Summary
This observational study analysed 28 years of metadata from three spaceborne lightning-detection instruments to quantify previously undocumented variability in South Atlantic Anomaly (SAA) interference patterns. The SAA caused radiation-triggered buffer overflows that temporarily disabled instruments and distorted climatological view-time records, with interference intensity showing strong inverse correlation to solar activity. The study identified regional drift patterns and seasonal variations in SAA effects, providing evidence that external factors including thermospheric properties, radiation characteristics, and orbital dynamics require further investigation to understand the SAA's own evolution.
Regional applicability
Not applicable.
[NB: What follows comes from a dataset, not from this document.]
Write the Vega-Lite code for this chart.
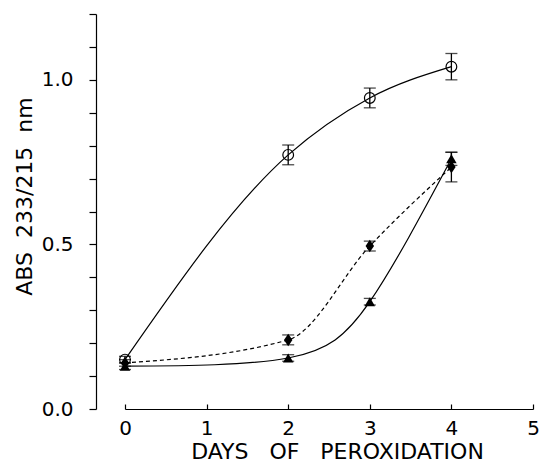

This study concerns geophysical remote-sensing methodology and has no direct bearing on United Kingdom farming systems, soil health, or food production.
Key measures
FIFO buffer overflow frequency, view-time anomaly patterns, Pearson correlation coefficients with sunspot number (−0.50 and −0.48, p<0.0001), areal extent of SAA interference (millions of km²), westward drift rates (0.54–0.70° y⁻¹), seasonal interference cycles
Outcomes reported
The study quantified the spatiotemporal patterns and magnitude of South Atlantic Anomaly (SAA) interference on three spaceborne lightning detection instruments (OTD, LIS, TLIS, ILIS) over 1995–2023, showing FIFO buffer overflow events and view-time anomalies that affected climatological records. It documented westward and directional drifts of the SAA-affected region and identified a strong inverse relationship between interference intensity and sunspot number.